JJ 10

The most outside of my wheelhouse I have ever been is when proofing/giving feedback for an artist statement. My wife is a local artist and I have often given my two-cents on her statements. There is nothing more polar opposite than any type of writing I have ever had to asses than an artist statement. There are no hard and fast guidelines (scary) and it is convention to write in the third person (weird). It is also not necessarily beneficial for the text to be perfectly clear; vagueness can be used as a technique to supplement the theme of a particular exhibit. My comments used to be, "Not clear enough!", but I have tried to pivot my thinking and ignore the clarity demon on my shoulder.

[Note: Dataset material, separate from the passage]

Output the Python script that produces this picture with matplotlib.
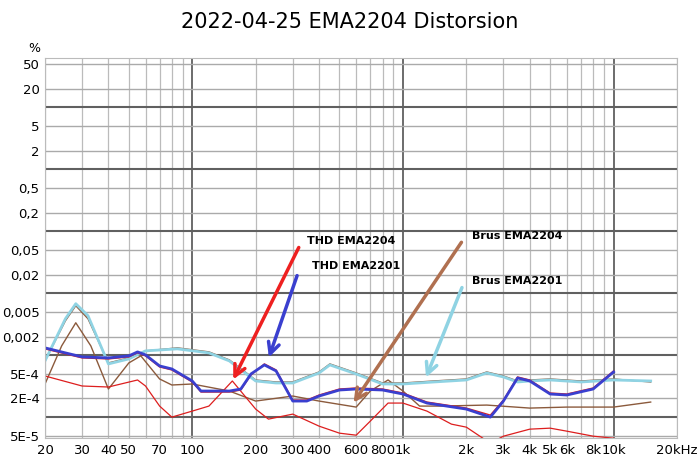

Instead I try to get all Zen-like and focus more on the sensations/emotions that arise when reading her statement and look for instances where, for example, convoluted sentence structure gets in the way of the feeling she is trying to put forth. An artist's statement is also something deeply personal so who am I to critique it? I would be interested in hearing from the group how they manage assessing writing that is personal and intrinsic to the writer. It seems to me that the opportunity for critique is diminished the more personal the writing because, at the extreme, you may be critiquing that person, not just their writing.

Comments

  1. I like your idea of the "clarity demon on my shoulder," JJ, since that seems to be my problem across the board, and this can be especially problematic when negotiating a 30-minute session of more familiar assignments. In some tutoring sessions, that problem has been a point of panic for my students who feel that I'm wasting valuable time on "what something means," when I'm not addressing issues that are the reasons they scheduled an appointment. And often, I realize I need to learn how to offer help with those issues without doing the work for them. So it's a learning process still.